• _Provided material_:
━━━━━━━━

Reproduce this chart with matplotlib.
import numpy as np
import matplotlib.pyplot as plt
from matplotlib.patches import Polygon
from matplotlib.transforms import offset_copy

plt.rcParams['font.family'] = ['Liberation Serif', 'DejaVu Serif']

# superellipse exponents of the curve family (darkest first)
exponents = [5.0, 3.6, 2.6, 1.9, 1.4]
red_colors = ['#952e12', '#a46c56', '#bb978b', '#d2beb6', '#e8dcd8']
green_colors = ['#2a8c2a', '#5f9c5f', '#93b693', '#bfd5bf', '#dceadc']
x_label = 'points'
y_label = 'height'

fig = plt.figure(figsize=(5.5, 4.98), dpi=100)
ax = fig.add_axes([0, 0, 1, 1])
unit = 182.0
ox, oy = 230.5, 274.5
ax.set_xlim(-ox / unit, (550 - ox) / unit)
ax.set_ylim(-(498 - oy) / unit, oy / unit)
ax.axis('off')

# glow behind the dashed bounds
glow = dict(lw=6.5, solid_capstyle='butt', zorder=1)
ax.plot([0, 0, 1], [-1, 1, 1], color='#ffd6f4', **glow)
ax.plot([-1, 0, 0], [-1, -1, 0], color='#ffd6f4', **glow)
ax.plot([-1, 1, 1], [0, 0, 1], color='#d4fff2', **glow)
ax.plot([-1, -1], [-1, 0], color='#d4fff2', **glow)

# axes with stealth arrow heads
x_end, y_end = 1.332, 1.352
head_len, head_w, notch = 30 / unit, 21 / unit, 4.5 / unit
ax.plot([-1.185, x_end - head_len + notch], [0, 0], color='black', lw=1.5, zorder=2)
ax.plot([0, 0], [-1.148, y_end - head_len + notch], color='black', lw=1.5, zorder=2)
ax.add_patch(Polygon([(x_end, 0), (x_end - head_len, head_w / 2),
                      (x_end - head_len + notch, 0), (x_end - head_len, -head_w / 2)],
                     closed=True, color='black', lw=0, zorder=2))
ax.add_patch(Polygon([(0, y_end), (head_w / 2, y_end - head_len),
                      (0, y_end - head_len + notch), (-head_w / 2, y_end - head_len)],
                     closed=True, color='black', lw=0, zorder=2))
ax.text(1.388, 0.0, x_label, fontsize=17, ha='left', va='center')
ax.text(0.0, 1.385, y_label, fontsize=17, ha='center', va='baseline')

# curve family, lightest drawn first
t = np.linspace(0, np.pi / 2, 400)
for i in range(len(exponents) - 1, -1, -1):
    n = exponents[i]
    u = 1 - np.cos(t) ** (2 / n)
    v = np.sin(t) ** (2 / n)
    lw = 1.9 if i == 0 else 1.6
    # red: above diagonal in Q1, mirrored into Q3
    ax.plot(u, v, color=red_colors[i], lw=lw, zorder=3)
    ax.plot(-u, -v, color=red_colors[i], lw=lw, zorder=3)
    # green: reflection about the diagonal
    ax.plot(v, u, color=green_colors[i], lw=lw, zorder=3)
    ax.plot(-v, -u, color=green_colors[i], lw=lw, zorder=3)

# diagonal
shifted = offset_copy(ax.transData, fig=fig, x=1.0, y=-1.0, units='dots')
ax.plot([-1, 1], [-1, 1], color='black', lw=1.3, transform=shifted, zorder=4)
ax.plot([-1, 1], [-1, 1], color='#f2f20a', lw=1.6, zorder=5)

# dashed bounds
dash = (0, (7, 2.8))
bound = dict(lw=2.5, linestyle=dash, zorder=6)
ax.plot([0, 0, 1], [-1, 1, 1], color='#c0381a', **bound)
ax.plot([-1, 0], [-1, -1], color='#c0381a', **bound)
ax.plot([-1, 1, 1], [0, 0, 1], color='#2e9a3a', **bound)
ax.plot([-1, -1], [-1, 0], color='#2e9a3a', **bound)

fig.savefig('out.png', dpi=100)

━━━━━━━━

• _What you should do_:
Exactly as written, please reproduce the lines from the first line of the data to the line containing "fontsize=17, ha='center', va='baseline')", inclusive, and nothing else.

• _Worked solution_:
Reproduce this chart with matplotlib.
import numpy as np
import matplotlib.pyplot as plt
from matplotlib.patches import Polygon
from matplotlib.transforms import offset_copy

plt.rcParams['font.family'] = ['Liberation Serif', 'DejaVu Serif']

# superellipse exponents of the curve family (darkest first)
exponents = [5.0, 3.6, 2.6, 1.9, 1.4]
red_colors = ['#952e12', '#a46c56', '#bb978b', '#d2beb6', '#e8dcd8']
green_colors = ['#2a8c2a', '#5f9c5f', '#93b693', '#bfd5bf', '#dceadc']
x_label = 'points'
y_label = 'height'

fig = plt.figure(figsize=(5.5, 4.98), dpi=100)
ax = fig.add_axes([0, 0, 1, 1])
unit = 182.0
ox, oy = 230.5, 274.5
ax.set_xlim(-ox / unit, (550 - ox) / unit)
ax.set_ylim(-(498 - oy) / unit, oy / unit)
ax.axis('off')

# glow behind the dashed bounds
glow = dict(lw=6.5, solid_capstyle='butt', zorder=1)
ax.plot([0, 0, 1], [-1, 1, 1], color='#ffd6f4', **glow)
ax.plot([-1, 0, 0], [-1, -1, 0], color='#ffd6f4', **glow)
ax.plot([-1, 1, 1], [0, 0, 1], color='#d4fff2', **glow)
ax.plot([-1, -1], [-1, 0], color='#d4fff2', **glow)

# axes with stealth arrow heads
x_end, y_end = 1.332, 1.352
head_len, head_w, notch = 30 / unit, 21 / unit, 4.5 / unit
ax.plot([-1.185, x_end - head_len + notch], [0, 0], color='black', lw=1.5, zorder=2)
ax.plot([0, 0], [-1.148, y_end - head_len + notch], color='black', lw=1.5, zorder=2)
ax.add_patch(Polygon([(x_end, 0), (x_end - head_len, head_w / 2),
                      (x_end - head_len + notch, 0), (x_end - head_len, -head_w / 2)],
                     closed=True, color='black', lw=0, zorder=2))
ax.add_patch(Polygon([(0, y_end), (head_w / 2, y_end - head_len),
                      (0, y_end - head_len + notch), (-head_w / 2, y_end - head_len)],
                     closed=True, color='black', lw=0, zorder=2))
ax.text(1.388, 0.0, x_label, fontsize=17, ha='left', va='center')
ax.text(0.0, 1.385, y_label, fontsize=17, ha='center', va='baseline')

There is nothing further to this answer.